Answer
See the detailed answer below.
Work Step by Step
$$\color{blue}{\bf [a]}$$
We have a loop that consists of a rotating semicircle and stationary wires.
We have here a constant flux and the semicircle, that rotates, and this rotation makes the area that is exposed to the flux change.
Hence, we must have an induced current and an induced emf.
The other part of the loop, the lower part, has nothing to do with the induced emf since it is not moving and the flux does not change there.
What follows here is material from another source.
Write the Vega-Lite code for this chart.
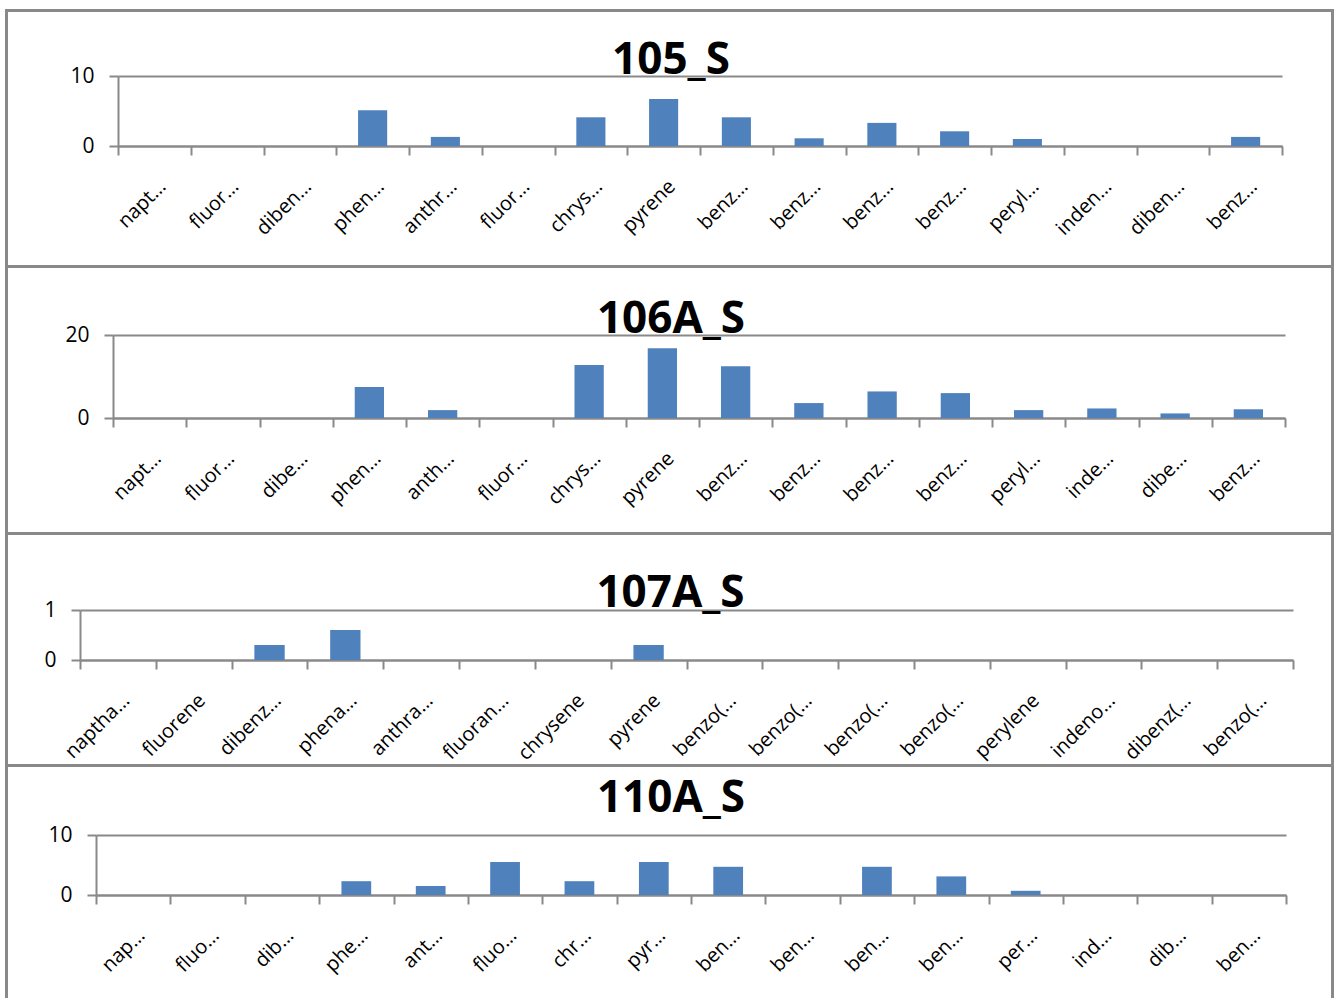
{
  "$schema": "https://vega.github.io/schema/vega-lite/v6.json",
  "padding": {"left": 5, "top": 9, "right": 0, "bottom": 0},
  "background": "white",
  "spacing": 0,
  "config": {
    "view": {"stroke": null},
    "font": "Open Sans",
    "axis": {"domainColor": "#898989", "domainWidth": 2, "tickColor": "#898989", "tickWidth": 2, "gridColor": "#898989", "gridWidth": 2, "labelColor": "#000000", "labelFontSize": 20, "labelFont": "Open Sans", "title": null},
    "axisX": {"labelAngle": -45, "labelAlign": "right", "labelBaseline": "middle", "tickBand": "extent", "tickSize": 9, "labelPadding": 28, "labelOffset": 8, "grid": false, "labelOverlap": false, "labelFlush": false},
    "axisY": {"tickSize": 9, "labelPadding": 15, "grid": true, "labelFontSize": 21, "format": "d"},
    "title": {"font": "Open Sans", "fontSize": 44, "fontWeight": "bold", "color": "#000000", "anchor": "middle", "baseline": "alphabetic"},
    "bar": {"color": "#4F81BD", "width": {"band": 0.4}},
    "scale": {"bandPaddingInner": 0, "bandPaddingOuter": 0},
    "concat": {"spacing": 0}
  },
  "data": {"values": [
    {"sample": "105_S", "compound": "napthalene", "value": 0},
    {"sample": "105_S", "compound": "fluorene", "value": 0},
    {"sample": "105_S", "compound": "dibenzofuran", "value": 0},
    {"sample": "105_S", "compound": "phenanthrene", "value": 5.1},
    {"sample": "105_S", "compound": "anthracene", "value": 1.3},
    {"sample": "105_S", "compound": "fluoranthene", "value": 0},
    {"sample": "105_S", "compound": "chrysene", "value": 4.1},
    {"sample": "105_S", "compound": "pyrene", "value": 6.7},
    {"sample": "105_S", "compound": "benzo(a)anthracene", "value": 4.1},
    {"sample": "105_S", "compound": "benzo(b)fluoranthene", "value": 1.1},
    {"sample": "105_S", "compound": "benzo(k)fluoranthene", "value": 3.3},
    {"sample": "105_S", "compound": "benzo(a)pyrene", "value": 2.1},
    {"sample": "105_S", "compound": "perylene", "value": 1.0},
    {"sample": "105_S", "compound": "indeno(1,2,3-cd)pyrene", "value": 0},
    {"sample": "105_S", "compound": "dibenz(a,h)anthracene", "value": 0},
    {"sample": "105_S", "compound": "benzo(g,h,i)perylene", "value": 1.3},
    {"sample": "106A_S", "compound": "napthalene", "value": 0},
    {"sample": "106A_S", "compound": "fluorene", "value": 0},
    {"sample": "106A_S", "compound": "dibenzofuran", "value": 0},
    {"sample": "106A_S", "compound": "phenanthrene", "value": 7.5},
    {"sample": "106A_S", "compound": "anthracene", "value": 1.9},
    {"sample": "106A_S", "compound": "fluoranthene", "value": 0},
    {"sample": "106A_S", "compound": "chrysene", "value": 12.8},
    {"sample": "106A_S", "compound": "pyrene", "value": 16.8},
    {"sample": "106A_S", "compound": "benzo(a)anthracene", "value": 12.5},
    {"sample": "106A_S", "compound": "benzo(b)fluoranthene", "value": 3.6},
    {"sample": "106A_S", "compound": "benzo(k)fluoranthene", "value": 6.4},
    {"sample": "106A_S", "compound": "benzo(a)pyrene", "value": 6.0},
    {"sample": "106A_S", "compound": "perylene", "value": 1.9},
    {"sample": "106A_S", "compound": "indeno(1,2,3-cd)pyrene", "value": 2.3},
    {"sample": "106A_S", "compound": "dibenz(a,h)anthracene", "value": 1.1},
    {"sample": "106A_S", "compound": "benzo(g,h,i)perylene", "value": 2.1},
    {"sample": "107A_S", "compound": "napthalene", "value": 0},
    {"sample": "107A_S", "compound": "fluorene", "value": 0},
    {"sample": "107A_S", "compound": "dibenzofuran", "value": 0.3},
    {"sample": "107A_S", "compound": "phenanthrene", "value": 0.6},
    {"sample": "107A_S", "compound": "anthracene", "value": 0},
    {"sample": "107A_S", "compound": "fluoranthene", "value": 0},
    {"sample": "107A_S", "compound": "chrysene", "value": 0},
    {"sample": "107A_S", "compound": "pyrene", "value": 0.3},
    {"sample": "107A_S", "compound": "benzo(a)anthracene", "value": 0},
    {"sample": "107A_S", "compound": "benzo(b)fluoranthene", "value": 0},
    {"sample": "107A_S", "compound": "benzo(k)fluoranthene", "value": 0},
    {"sample": "107A_S", "compound": "benzo(a)pyrene", "value": 0},
    {"sample": "107A_S", "compound": "perylene", "value": 0},
    {"sample": "107A_S", "compound": "indeno(1,2,3-cd)pyrene", "value": 0},
    {"sample": "107A_S", "compound": "dibenz(a,h)anthracene", "value": 0},
    {"sample": "107A_S", "compound": "benzo(g,h,i)perylene", "value": 0},
    {"sample": "110A_S", "compound": "napthalene", "value": 0},
    {"sample": "110A_S", "compound": "fluorene", "value": 0},
    {"sample": "110A_S", "compound": "dibenzofuran", "value": 0},
    {"sample": "110A_S", "compound": "phenanthrene", "value": 2.3},
    {"sample": "110A_S", "compound": "anthracene", "value": 1.5},
    {"sample": "110A_S", "compound": "fluoranthene", "value": 5.5},
    {"sample": "110A_S", "compound": "chrysene", "value": 2.3},
    {"sample": "110A_S", "compound": "pyrene", "value": 5.5},
    {"sample": "110A_S", "compound": "benzo(a)anthracene", "value": 4.7},
    {"sample": "110A_S", "compound": "benzo(b)fluoranthene", "value": 0},
    {"sample": "110A_S", "compound": "benzo(k)fluoranthene", "value": 4.7},
    {"sample": "110A_S", "compound": "benzo(a)pyrene", "value": 3.1},
    {"sample": "110A_S", "compound": "perylene", "value": 0.7},
    {"sample": "110A_S", "compound": "indeno(1,2,3-cd)pyrene", "value": 0},
    {"sample": "110A_S", "compound": "dibenz(a,h)anthracene", "value": 0},
    {"sample": "110A_S", "compound": "benzo(g,h,i)perylene", "value": 0}
  ]},
  "hconcat": [
    {"width": 1, "height": 990, "data": {"values": []}, "mark": "point", "encoding": {}, "view": {"stroke": "#898989", "strokeWidth": 2}},
    {"vconcat": [
      {"width": 1321, "height": 1, "data": {"values": []}, "mark": "point", "encoding": {}, "view": {"stroke": "#898989", "strokeWidth": 2}},
      {"width": 1, "height": 27, "data": {"values": []}, "mark": "point", "encoding": {}},
      {"hconcat": [
        {"width": 49, "height": 10, "data": {"values": []}, "mark": "point", "encoding": {}},
        {
        "title": {"text": "105_S", "dx": -29, "offset": -18},
        "width": 1164, "height": 70,
        "transform": [{"filter": "datum.sample === '105_S'"}],
        "mark": {"type": "bar"},
        "encoding": {
          "x": {"field": "compound", "type": "nominal", "sort": null, "axis": {"labelLimit": 69.5, "minExtent": 119, "maxExtent": 119}},
          "y": {"field": "value", "type": "quantitative", "scale": {"domain": [0, 10]}, "axis": {"values": [0, 10], "minExtent": 60, "maxExtent": 60}}
        }
      }]},
      {"width": 1321, "height": 1, "data": {"values": []}, "mark": "point", "encoding": {}, "view": {"stroke": "#898989", "strokeWidth": 2}},
      {"width": 1, "height": 30, "data": {"values": []}, "mark": "point", "encoding": {}},
      {"hconcat": [
        {"width": 44, "height": 10, "data": {"values": []}, "mark": "point", "encoding": {}},
        {
        "title": {"text": "106A_S", "dx": -28, "offset": -18},
        "width": 1172, "height": 83,
        "transform": [{"filter": "datum.sample === '106A_S'"}],
        "mark": {"type": "bar"},
        "encoding": {
          "x": {"field": "compound", "type": "nominal", "sort": null, "axis": {"labelLimit": 65.4, "minExtent": 114, "maxExtent": 114}},
          "y": {"field": "value", "type": "quantitative", "scale": {"domain": [0, 20]}, "axis": {"values": [0, 20], "minExtent": 60, "maxExtent": 60}}
        }
      }]},
      {"width": 1321, "height": 1, "data": {"values": []}, "mark": "point", "encoding": {}, "view": {"stroke": "#898989", "strokeWidth": 2}},
      {"width": 1, "height": 37, "data": {"values": []}, "mark": "point", "encoding": {}},
      {"hconcat": [
        {"width": 11, "height": 10, "data": {"values": []}, "mark": "point", "encoding": {}},
        {
        "title": {"text": "107A_S", "dx": -16, "offset": -17},
        "width": 1213, "height": 50,
        "transform": [{"filter": "datum.sample === '107A_S'"}],
        "mark": {"type": "bar"},
        "encoding": {
          "x": {"field": "compound", "type": "nominal", "sort": null, "axis": {"labelLimit": 86.3, "minExtent": 103, "maxExtent": 103}},
          "y": {"field": "value", "type": "quantitative", "scale": {"domain": [0, 1]}, "axis": {"values": [0, 1], "minExtent": 60, "maxExtent": 60}}
        }
      }]},
      {"width": 1321, "height": 1, "data": {"values": []}, "mark": "point", "encoding": {}, "view": {"stroke": "#898989", "strokeWidth": 2}},
      {"width": 1, "height": 10, "data": {"values": []}, "mark": "point", "encoding": {}},
      {"hconcat": [
        {"width": 27, "height": 10, "data": {"values": []}, "mark": "point", "encoding": {}},
        {
        "title": {"text": "110A_S", "dx": -20, "offset": 3},
        "width": 1190, "height": 60,
        "transform": [{"filter": "datum.sample === '110A_S'"}],
        "mark": {"type": "bar"},
        "encoding": {
          "x": {"field": "compound", "type": "nominal", "sort": null, "axis": {"labelLimit": 53.7, "minExtent": 100, "maxExtent": 100}},
          "y": {"field": "value", "type": "quantitative", "scale": {"domain": [0, 10]}, "axis": {"values": [0, 10], "minExtent": 60, "maxExtent": 60}}
        }
      }]}
    ]},
    {"width": 1, "height": 990, "data": {"values": []}, "mark": "point", "encoding": {}, "view": {"stroke": "#898989", "strokeWidth": 2}}
  ]
}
We know that the induced current is given by
$$I_{\rm loop}=\dfrac{\varepsilon_{\rm loop }}{R_{\rm loop}}\tag 1$$
We know that the induced emf $\varepsilon$ is given by
$$\varepsilon_{\rm loop}=\left|\dfrac{d\Phi_{\rm }}{dt}\right|\tag 2$$
where $ \Phi =\vec A\cdot \vec B =AB\cos(2\pi f t) $
$$ \Phi = \frac{1}{2}\pi r^2 B\cos(2\pi f t)$$
Plug into (2),
$$\varepsilon_{\rm loop}= \left|\dfrac{d }{dt}\frac{1}{2}\pi r^2 B\cos(2\pi f t)\right| $$
$$\varepsilon_{\rm loop}=\frac{1}{2}\pi r^2 B \left|\dfrac{d }{dt}\cos(2\pi f t)\right| $$
$$\varepsilon_{\rm loop}=\frac{2\pi f}{2}\pi r^2 B \left|-\sin(2\pi f t)\right| $$
$$\varepsilon_{\rm loop}= \pi^2 r^2 f B \sin(2\pi f t) $$
Plug into (1),
$$I_{\rm loop}=\dfrac{ \pi^2 r^2 f B \sin(2\pi f t) }{R_{\rm loop}} $$
where $R_{\rm loop}=R_{\rm bulb}$,
$$I_{\rm loop}=\dfrac{ \pi^2 r^2 f B \sin(2\pi f t) }{R_{\rm bulb}} $$
Plug the known
$$I_{\rm loop}=\dfrac{ \pi^2 (0.05)^2 (0.20)f \sin(2\pi f t) }{(1)} $$
$$\boxed{I_{\rm loop}= (5\times 10^{-3}) \pi^2 f \sin(2\pi f t) } $$
$$\color{blue}{\bf [b]}$$
The maximum induced current occurs when $\sin(2\pi ft)=1$, so
$$I_{\rm max}= (5\times 10^{-3}) \pi^2 f $$
Hence,
$$f=\dfrac{I_{\rm max}}{ (5\times 10^{-3}) \pi^2 }\tag 3$$
We know that the power dissipated in the bulb is given by
$$P=I^2R_{\rm bulb}$$
To have the full light of the bulb,
$$P=I_{\rm max}^2R_{\rm bulb}$$
Thus,
$$ I_{\rm max}=\sqrt{\dfrac{P}{R_{\rm bulb}}}$$
Plug into (3),
$$f=\dfrac{\sqrt{\dfrac{P}{R_{\rm bulb}}}}{ (5\times 10^{-3}) \pi^2 } $$
Plug the known;
$$f=\dfrac{\sqrt{\dfrac{4}{1}}}{ (5\times 10^{-3}) \pi^2 }$$
$$f=\color{red}{\bf 405}\;\rm Hz $$